The situation at public schools is deteriorating and will continue to do so for many years to come, quite possibly the entire tenure of your chid’s “school career.” The availability of information, the ease of communication, and the willingness of the homeschooling community to reach out and help newcomers make it easier to begin homeschooling than ever before.

If you feel you can’t afford to homeschool, rethink that notion, as well. Read “Homeschooling: Cost Not a Big Factor” at Personal Finance Bulletin. Author Rachel Theus explains:

Nevertheless homeschool parents are not sure that they are spending much more than public school parents for their children’s education. Fully inclusive, full year curriculum prices for grade school children from providers like Sonlight run from approximately $850 to $1100. Many spend much less than that by hand picking their own books and reusing books over the years.

Homeschoolers also get out of some of the hidden costs of public school attendance. Veteran Indiana homeschool mom Rebecca Hunt says “I bet I save several hundred dollars a year just because my kids aren’t coming home begging for the latest tennis shoe or whatever is in fashion.”

Those aren’t the only savings. Transportation to and from school, school lunch costs, “book fees” and mandatory but often unnecessary school supplies are some of the expenses that add up for public school children. Homeschoolers also save by having the flexibility to schedule their vacations at times when tourist prices are down.

Rebecca says “We homeschool to teach our kids leadership, independence and strong moral values, but it is nice to realize that homeschooling doesn’t necessarily mean that it will cost you more in total to educate your kids.”

Today’s schools are not the schools you attended. The revolt will go on around any child within the system. Whether the system eventually changes in a decade, goes bankrupt, or implodes because of the growing exodus of families who no longer buy that training their children to take tests is “education,” you can spare your child and provide an education at the same time.

One day, your grown child will thank you.

LindaSig



P. S. Even as I wrote this, here are a couple of news items that popped into my e-mail. Yup. The public schooling revolt begins.

Wake schools could face layoffs, administrators warn

RALEIGH — Wake County school administrators painted their grimmest budget picture yet for next school year as they warned today that layoffs are inevitable and that deep classroom cuts will have to be considered.

The school system is facing the loss of more than $100 million in funding next year from the loss of federal stimulus dollars and the state facing a $3 billion revenue shortfall.

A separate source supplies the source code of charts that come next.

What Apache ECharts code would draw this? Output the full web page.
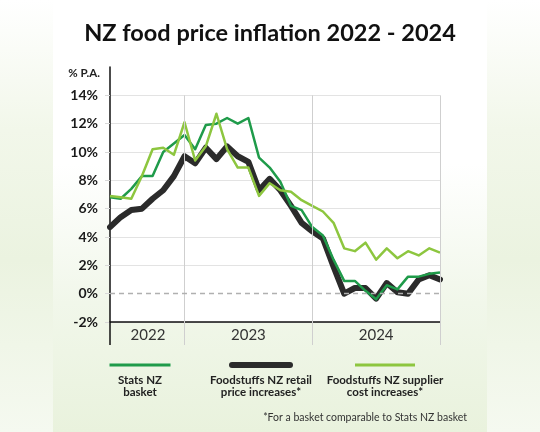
<!DOCTYPE html>
<html><head><meta charset="utf-8">
<script src="https://cdn.jsdelivr.net/npm/echarts@6/dist/echarts.min.js"></script>
<style>
html,body{margin:0;padding:0;}
#c{width:540px;height:432px;
background:
 linear-gradient(to bottom,#ffffff 0%,#ffffff 38%,#f1f7ea 70%,#e9f2dd 100%) 53px 0/434px 432px no-repeat,
 linear-gradient(to bottom,#ffffff 0%,#f2f7ea 30%,#ebf3e0 60%,#f5f9f0 100%);}
</style></head>
<body><div id="c"></div>
<script>
const months = ['May 2022','Jun 2022','Jul 2022','Aug 2022','Sep 2022','Oct 2022','Nov 2022','Dec 2022',
  'Jan 2023','Feb 2023','Mar 2023','Apr 2023','May 2023','Jun 2023','Jul 2023','Aug 2023','Sep 2023','Oct 2023','Nov 2023','Dec 2023',
  'Jan 2024','Feb 2024','Mar 2024','Apr 2024','May 2024','Jun 2024','Jul 2024','Aug 2024','Sep 2024','Oct 2024','Nov 2024','Dec 2024'];
const statsNZ = [6.8,6.7,7.4,8.3,8.3,10.0,10.6,11.2,10.2,11.9,12.0,12.4,12.0,12.4,9.6,8.9,7.9,6.2,5.9,4.7,4.1,2.4,0.9,0.9,0.2,-0.4,0.6,0.3,1.2,1.2,1.4,1.5];
const retail = [4.7,5.4,5.9,6.0,6.7,7.3,8.3,9.7,9.2,10.3,9.5,10.4,9.7,9.3,7.3,8.1,7.3,6.2,5.0,4.4,3.9,1.9,0.0,0.4,0.4,-0.35,0.75,0.1,0.0,1.0,1.3,1.0];
const supplier = [6.9,6.8,6.7,8.3,10.2,10.3,9.8,12.1,9.4,10.4,12.7,10.2,8.9,8.9,6.9,7.8,7.3,7.2,6.6,6.2,5.8,5.0,3.2,3.0,3.6,2.4,3.2,2.5,3.0,2.7,3.2,2.9];
const yearEnds = ['Dec 2022','Dec 2023','Dec 2024'];
const yearLabelAt = ['Aug 2022','Jun 2023','Jun 2024'];
const seriesNames = ['Stats NZ basket','Foodstuffs NZ retail price increases*','Foodstuffs NZ supplier cost increases*'];
const legendLines = [['Stats NZ','basket'],['Foodstuffs NZ retail','price increases*'],['Foodstuffs NZ supplier','cost increases*']];
const colors = ['#1f9b4a','#2b2b2b','#8dc63f'];

const FONT = 'Lato';
const endIdx = yearEnds.map(m => months.indexOf(m));
const labelIdx = yearLabelAt.map(m => months.indexOf(m));

const chart = echarts.init(document.getElementById('c'));
const legendCenters = [140, 261, 385];
const lineKeys = ['lA','lB','lC'];
const legends = seriesNames.map((n, i) => ({
  data: [n], selectedMode: false, icon: 'none', itemWidth: 0, itemGap: 0, padding: 0,
  left: legendCenters[i] - 65, top: 359,
  formatter: () => '{' + lineKeys[i] + '|}\n{t|' + legendLines[i][0] + '}\n{t|' + legendLines[i][1] + '}',
  textStyle: {
    rich: {
      lA: {width: 61, height: 3, lineHeight: 18, backgroundColor: colors[0], align: 'center'},
      lB: {width: 64, height: 6, lineHeight: 18, backgroundColor: colors[1], borderRadius: 3, align: 'center'},
      lC: {width: 60, height: 3, lineHeight: 18, backgroundColor: colors[2], align: 'center'},
      t: {width: 120, align: 'center', fontSize: 11.5, lineHeight: 12, fontWeight: 'bold', color: '#222', fontFamily: FONT}
    }
  }
}));

chart.setOption({
  animation: false,
  title: [
    {text: 'NZ food price inflation 2022 - 2024', left: 'center', top: 16,
     textStyle: {fontFamily: FONT, fontSize: 23.5, fontWeight: 'bold', color: '#111'}},
    {text: '*For a basket comparable to Stats NZ basket', right: 68, top: 407,
     textStyle: {fontFamily: FONT, fontSize: 10.5, fontWeight: 'normal', color: '#333'}}
  ],
  legend: legends,
  grid: {left: 110, right: 100, top: 67, bottom: 110, show: true, backgroundColor: '#ffffff', borderWidth: 0},
  xAxis: [{
    type: 'category', data: months, boundaryGap: false,
    axisLine: {show: true, onZero: false, lineStyle: {color: '#111', width: 1.5}},
    axisTick: {show: true, interval: (i) => endIdx.includes(i), length: 23, lineStyle: {color: '#cfcfcf', width: 1}},
    axisLabel: {interval: (i) => labelIdx.includes(i),
      formatter: (v, i) => i === labelIdx[0] ? '{a|' + v.slice(-4) + '}' : v.slice(-4), margin: 6,
      fontFamily: FONT, fontSize: 15, color: '#333',
      rich: {a: {padding: [0, 0, 0, 12], fontFamily: FONT, fontSize: 15, color: '#333'}}},
    splitLine: {show: false}
  }, {
    type: 'category', data: months, boundaryGap: false, position: 'bottom',
    axisLine: {show: false, onZero: false},
    axisTick: {show: true, interval: (i) => i === 0, length: 23, lineStyle: {color: '#111', width: 1.5}},
    axisLabel: {show: false}, splitLine: {show: false}
  }],
  yAxis: {
    type: 'value', min: -2, max: 16, interval: 2,
    name: '% P.A.', nameLocation: 'end', nameGap: -6,
    nameTextStyle: {align: 'right', verticalAlign: 'middle', padding: [0, 10, 0, 0], fontFamily: FONT, fontSize: 11.5, fontWeight: 'bold', color: '#222'},
    axisLine: {show: true, lineStyle: {color: '#111', width: 1.5}},
    axisTick: {show: true, length: 5, lineStyle: {color: '#d8d8d8'}},
    axisLabel: {showMaxLabel: false, formatter: (v) => v + '%', margin: 12, padding: [7, 0, 0, 0],
      fontFamily: FONT, fontSize: 14, fontWeight: 'bold', color: '#1a1a1a'},
    splitLine: {show: true, showMaxLine: false,
      lineStyle: {color: ['#e3e3e3', 'rgba(0,0,0,0)', '#e3e3e3', '#e3e3e3', '#e3e3e3', '#e3e3e3', '#e3e3e3', '#e3e3e3', '#e3e3e3', '#e3e3e3'], width: 1}}
  },
  series: [
    {name: 'grid', type: 'line', data: [], z: 1, silent: true,
     markLine: {silent: true, symbol: 'none', label: {show: false},
       lineStyle: {color: '#b0b0b0', width: 1.3, type: [5, 4], opacity: 1},
       emphasis: {disabled: true},
       data: [
         ...endIdx.map(i => [{coord: [i, 14], lineStyle: {color: '#cfcfcf', width: 1, type: 'solid'}}, {coord: [i, -2]}]),
         {yAxis: 0}
       ]}},
    {name: seriesNames[1], type: 'line', data: retail, symbol: 'none', z: 2,
     lineStyle: {color: colors[1], width: 6, cap: 'round', join: 'round'}, itemStyle: {color: colors[1]}},
    {name: seriesNames[0], type: 'line', data: statsNZ, symbol: 'none', z: 3,
     lineStyle: {color: colors[0], width: 2.5, join: 'round'}, itemStyle: {color: colors[0]}},
    {name: seriesNames[2], type: 'line', data: supplier, symbol: 'none', z: 4,
     lineStyle: {color: colors[2], width: 2.5, join: 'round'}, itemStyle: {color: colors[2]}}
  ]
});
</script>
</body></html>
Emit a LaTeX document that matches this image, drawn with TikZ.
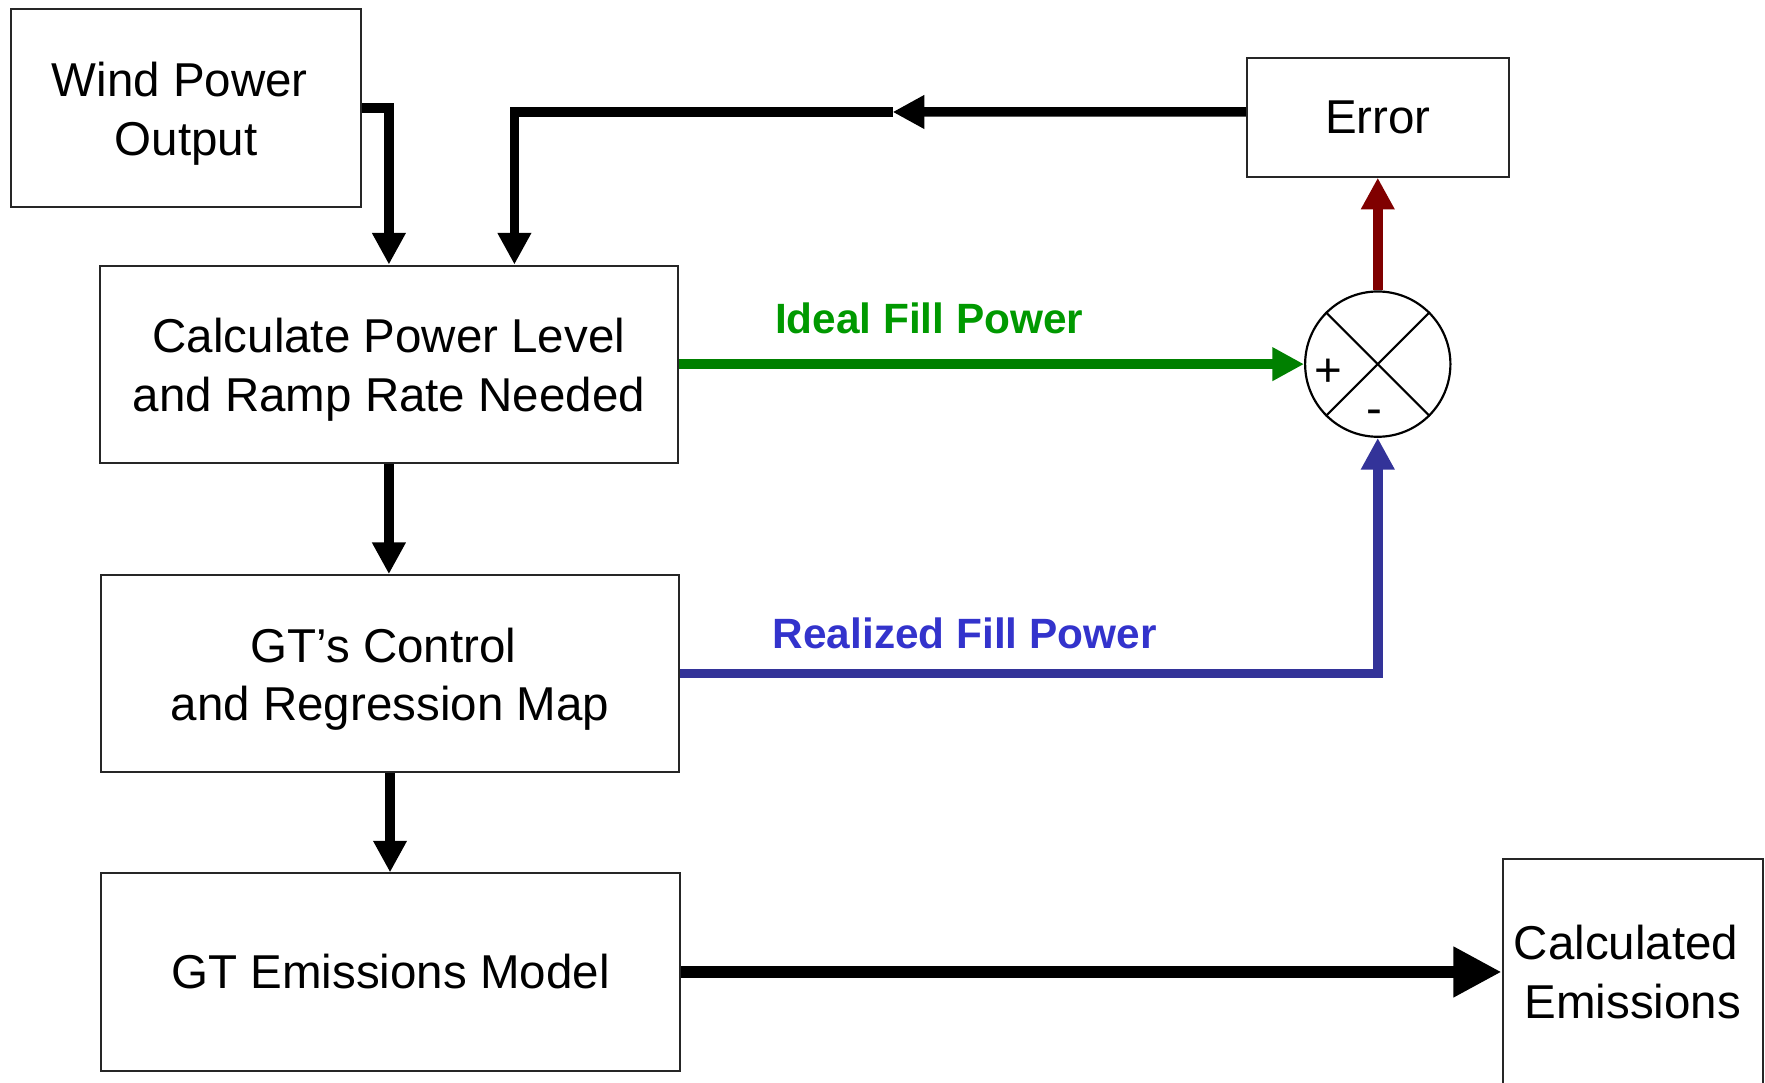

With salaries accounting for more than 80 percent of Wake’s $1.2 billion operating budget, Chief Business Officer David Neter said layoffs are “inevitable” based on the scope of the funding cuts.

Charlotte school board members get threats

AP

CHARLOTTE — Police in Charlotte are investigating threatening letters sent to two school board members after the board voted to close 10 schools.

WCNC-TV reported that board member Kaye McGarry received a threatening letter last Friday. Board chairman Eric Davis got one on Saturday. WBTV reported a third threat directed at the entire board a few days ago.

Milton Harris with the police department’s criminal intelligence unit says the letter is clear they were targeted because of the school closure decision.